Ya sin remontarnos al latín y todo lo que supuso a nivel cultural, las lenguas han estado siempre como vehículos de transmisión cultural y de identificación nacional de una manera general. La mayoría de los movimientos nacionalistas que hay hoy en día y que hemos estudiado en alguna asignatura de historia ponen la defensa de la lengua propia como una de sus premisas principales.
Muchas veces la gente de zonas bilingües como Galicia, Cataluña o el País Vasco han estudiado dentro de la asignatura de la lengua correspondiente algún tema de sociolingüística. En estos temas hemos podido ver cómo las lenguas que estaban dentro de la península, sin ser el español, han intentado alcanzar una normativización hasta el día de hoy. Sin embargo, la situación de diglosia de algunas de estas lenguas sigue poniéndolas en un estrato inferior al español (es el caso de la lengua gallega, por poner un ejemplo).
Estas lenguas vernáculas, no solamente las de la Península Ibérica, siempre han servido como transmisores de cultura y de idiosincrasia y la perdida de esto supone la desaparición de literatura, música, arte…
Algo similar a eso ocurrió en Francia tras la revolución de 1789 y varios regímenes republicanos: la única lengua enseñada, el idioma que usan los órganos de administración y los medios de comunicación, es el francés. Todas las lenguas, como el bretón, el occitano, el criollo, etc., fueron desplazadas de alguna forma. Por este motivo, mucha de la cultura que iba implícita en estos idiomas ha muerto, sobre todo con la pérdida de los ancianos (principales hablantes de estas lenguas y transmisores de las tradiciones). Este fenómeno es conocido como «genocidio cultural».
El occitano, lengua hablada en la mitad sur de Francia y a día de hoy casi extinta, por poner un ejemplo, ha perdido en menos de 20 años a una gran cantidad de sus hablantes. Según las cifras de Le site institutionnel de la région Aquitaine, la cifra en 2001 era de 1 900 000 hablantes y descendió a 700 000 en 2018.
Lo mismo pasó en Inglaterra: tras el alzamiento jacobita de 1745, el gaélico fue definitivamente suprimido en Escocia, a pesar de ser ilegal por mandato de la corona desde 1616. Y pese a que un 68% de los habitantes de las islas orientales hablan esta lengua con fluidez a día de hoy, solo un 0,8% la habla en la mainland. Mike Rusell, miembro del Partido Nacionalista Escocés, dijo que «para hablar sin rodeos, hay más hablantes de gaélico muriendo que naciendo o estudiándolo; si esto continúa, la lengua desaparecerá pronto». (Kristy Scott; The Guardian, 2003)

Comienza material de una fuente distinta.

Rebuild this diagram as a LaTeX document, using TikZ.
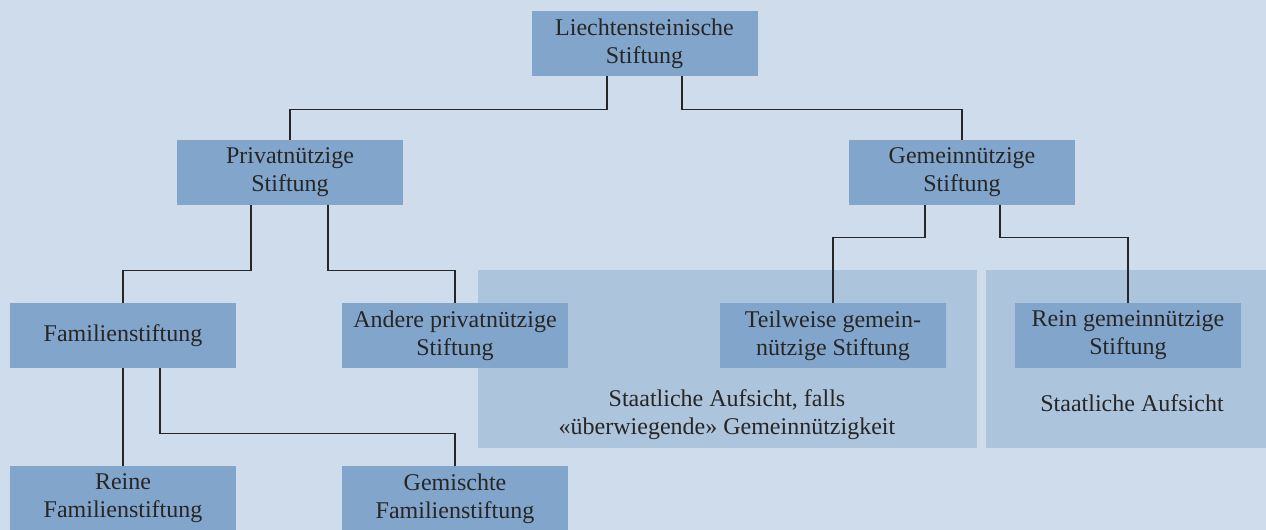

La misma situación se esta dando con el gallego, a pesar de ser una de las más habladas en el territorio español, pues 8 de cada 10 adultos la reconocen como su lengua materna. Según la Real Academia Gallega, «debido a la pérdida de transmisión familiar y a la insuficiencia de las medidas normalizadoras, el gallego sigue siendo todavía la lengua habitual del 40% de los habitantes de Galicia, mientras que el otro 35% habla de manera indistinta gallego o castellano en función de las circunstancias. Las estadísticas también indican que el 98% de los gallegos entiende sin dificultad el gallego; esto es, tiene un conocimiento pasivo que se podría activar si se introdujesen medidas claras que favorecieran su uso». (Real Academia Galega [RAG], 2004)
A pesar de estas medidas de normalización, el gallego sigue perdiendo hablantes día tras día debido a las múltiples medidas históricas de desprestigio, tal y como fueron los cuarenta años de dictadura (que hundieron en un pozo de miseria a esta lengua, hasta que consiguió resurgir gracias al trabajo de múltiples escritores y asociaciones).
España es un territorio multicultural bastante extenso y, a poco que uno se desplace, podrá observar las diferencias idiosincráticas de los vascos frente a los andaluces, o de la forma de hablar de los madrileños frente a la de los gallegos, y así en todos los países. No habla igual un inglés que un escocés, cada uno tiene esos dejes que hacen únicos a los hablantes de las distintas lenguas. En conclusión, perder estas lenguas implica pérdidas de cultura más importantes de lo que parecen a simple vista y, también, la pérdida de una parte única de cada uno de nosotros.